First published in Japan in 2008 to instant acclaim and best seller status (three million copies and counting), and then adapted into a film that was selected as Japan’s entry for Best Foreign Language film in the 2010 Oscars, Confessions is not for the faint of heart. It is gripping, it is scary, it is a book you wish you could read any other time but now.

It opens with a classroom scenario: middle-school science teacher Yuko Moriguchi announces her retirement to her suddenly attentive class of young teenagers. There is a valid reason, she feels, to announce her departure not just from this particular school but from teaching altogether. As the first 20 or so pages pass by in eerily detached and precise prose, we learn that Moriguchi has much need to reflect on her life and her future. Until recently, she was a single mother to a four-year-old daughter, Manami, the result of a now splintered relationship with the child’s HIV-positive father.

Balancing the demands of her job with the needs of her child, Moriguchi occasionally brings Manami to school, but tragedy occurs when Manami drowns in an apparent accident at the school swimming pool. Life goes from bad to worse, however, when Moriguchi discovers that her daughter’s death wasn’t an accident at all. She was, in fact, murdered. And so begins Kanae Minato’s compelling tale of revenge.

To say it’s revenge with slow release is an understatement, and while it’s understandable (if not easy) to guardedly cheer on a woman seeking her own kind of justice on behalf of her murdered child, it is, perhaps, more difficult to allow ourselves to accept such action when the targets of Moriguchi’s vengeful pursuit are children themselves — two 13-year-old boys in her class. There is no small uneasiness on the reader’s part here, then, and it is to the author’s credit that such a feeling has a poetic, if conflicted, logic to it. This is shaken somewhat when we learn that Moriguchi has no problem slicing moral boundaries to suit her appetite, not only for the teenage killers but also classmates, family, and other hapless characters who are lashed by her unchecked tailspin of hurt, anger and torment.

Minato touches on a few crucial points in her revenge narrative; the first is parental responsibility. “Manami died,” admits Moriguchi, “because I was supposed to be looking out for her and I wasn’t vigilant enough.”

The second pivotal point is the notion of criminal responsibility. Japan’s legal age of criminal responsibility is 14, which means that young offenders, even killers, serve sentences tailored to their age.

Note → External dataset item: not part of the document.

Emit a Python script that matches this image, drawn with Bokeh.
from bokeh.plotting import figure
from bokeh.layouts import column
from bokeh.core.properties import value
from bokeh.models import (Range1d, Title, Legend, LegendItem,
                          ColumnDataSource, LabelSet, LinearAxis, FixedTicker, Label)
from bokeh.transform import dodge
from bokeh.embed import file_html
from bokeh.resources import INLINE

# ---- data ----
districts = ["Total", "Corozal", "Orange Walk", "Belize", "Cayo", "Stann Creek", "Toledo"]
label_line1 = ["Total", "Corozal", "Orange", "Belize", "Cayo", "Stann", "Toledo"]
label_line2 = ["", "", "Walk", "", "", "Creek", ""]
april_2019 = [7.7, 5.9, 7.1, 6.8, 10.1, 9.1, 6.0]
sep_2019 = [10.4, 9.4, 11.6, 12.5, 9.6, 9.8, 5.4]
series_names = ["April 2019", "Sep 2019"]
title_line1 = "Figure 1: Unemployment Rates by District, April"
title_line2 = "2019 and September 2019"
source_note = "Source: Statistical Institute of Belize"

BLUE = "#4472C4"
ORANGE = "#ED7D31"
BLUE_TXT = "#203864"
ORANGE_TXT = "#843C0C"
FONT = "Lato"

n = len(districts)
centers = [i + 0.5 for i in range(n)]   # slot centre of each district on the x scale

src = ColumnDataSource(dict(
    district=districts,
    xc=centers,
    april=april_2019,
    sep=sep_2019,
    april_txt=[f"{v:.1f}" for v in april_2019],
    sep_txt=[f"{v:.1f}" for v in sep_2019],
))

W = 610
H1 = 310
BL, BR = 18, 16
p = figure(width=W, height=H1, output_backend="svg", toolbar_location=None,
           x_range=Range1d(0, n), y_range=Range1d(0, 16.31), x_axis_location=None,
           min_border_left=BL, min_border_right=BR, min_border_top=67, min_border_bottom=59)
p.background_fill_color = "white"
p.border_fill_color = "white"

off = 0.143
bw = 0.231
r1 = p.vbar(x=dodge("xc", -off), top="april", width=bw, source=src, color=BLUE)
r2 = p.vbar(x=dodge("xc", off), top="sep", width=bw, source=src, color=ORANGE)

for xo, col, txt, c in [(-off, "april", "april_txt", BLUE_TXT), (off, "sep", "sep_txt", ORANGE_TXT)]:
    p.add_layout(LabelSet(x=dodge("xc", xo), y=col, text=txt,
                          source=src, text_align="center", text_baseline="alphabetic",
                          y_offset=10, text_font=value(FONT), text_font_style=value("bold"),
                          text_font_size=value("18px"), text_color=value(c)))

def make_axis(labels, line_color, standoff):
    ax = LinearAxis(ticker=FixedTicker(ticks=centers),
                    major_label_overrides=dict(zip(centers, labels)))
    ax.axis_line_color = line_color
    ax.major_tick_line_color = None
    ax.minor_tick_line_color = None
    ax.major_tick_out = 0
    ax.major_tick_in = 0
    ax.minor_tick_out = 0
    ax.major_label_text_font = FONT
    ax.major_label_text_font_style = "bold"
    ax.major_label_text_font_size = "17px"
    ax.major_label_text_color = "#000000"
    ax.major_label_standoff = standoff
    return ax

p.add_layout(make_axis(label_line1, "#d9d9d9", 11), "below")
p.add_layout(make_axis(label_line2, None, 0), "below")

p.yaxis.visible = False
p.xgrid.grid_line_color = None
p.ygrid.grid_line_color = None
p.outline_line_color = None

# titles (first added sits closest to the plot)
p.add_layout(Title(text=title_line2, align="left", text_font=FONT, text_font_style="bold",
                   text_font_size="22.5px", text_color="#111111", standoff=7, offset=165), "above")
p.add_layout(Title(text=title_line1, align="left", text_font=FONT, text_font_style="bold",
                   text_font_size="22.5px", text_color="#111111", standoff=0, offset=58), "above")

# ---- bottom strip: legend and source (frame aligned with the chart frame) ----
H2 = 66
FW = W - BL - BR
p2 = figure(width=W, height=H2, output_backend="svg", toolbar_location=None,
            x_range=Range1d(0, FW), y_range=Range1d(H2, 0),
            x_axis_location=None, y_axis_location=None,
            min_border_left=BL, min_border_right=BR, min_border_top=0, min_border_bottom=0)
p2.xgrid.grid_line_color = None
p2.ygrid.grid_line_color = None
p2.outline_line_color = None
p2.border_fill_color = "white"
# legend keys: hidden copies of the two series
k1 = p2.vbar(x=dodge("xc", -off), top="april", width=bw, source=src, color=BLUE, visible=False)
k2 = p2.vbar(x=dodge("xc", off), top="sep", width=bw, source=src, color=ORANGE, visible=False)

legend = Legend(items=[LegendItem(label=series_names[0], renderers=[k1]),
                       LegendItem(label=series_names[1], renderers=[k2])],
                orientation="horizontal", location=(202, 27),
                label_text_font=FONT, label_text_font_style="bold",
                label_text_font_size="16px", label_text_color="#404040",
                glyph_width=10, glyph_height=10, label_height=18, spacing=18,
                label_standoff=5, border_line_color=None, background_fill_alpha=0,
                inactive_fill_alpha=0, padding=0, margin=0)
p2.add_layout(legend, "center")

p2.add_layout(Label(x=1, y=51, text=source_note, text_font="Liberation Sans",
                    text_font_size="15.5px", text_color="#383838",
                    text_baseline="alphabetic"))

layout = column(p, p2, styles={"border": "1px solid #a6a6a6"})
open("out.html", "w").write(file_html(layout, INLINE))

When they are released back into society, they lead full lives with their identities hidden, their futures ostensibly open and bright. “When a child commits this sort of crime,” ponders Moriguchi, “isn’t it the responsibility of the adult world to handle it as discreetly as possible and to make the criminal understand its seriousness in no uncertain terms?”

Unfolding across six chapters narrated by different characters, all of which speak in the first person under various narrative conceits (including Moriguchi’s implacable retirement speech, a letter, a diary entry, a website proclamation), Confessions starts as mildly diverting, proceeds along lines that you think you recognise, and then hurtles into a pulse-stopping story of justice, righteousness and morality.

And then, just when you think you can handle no more, adds violent twists and turns that make you put down the book for several seconds before you are able to start reading again.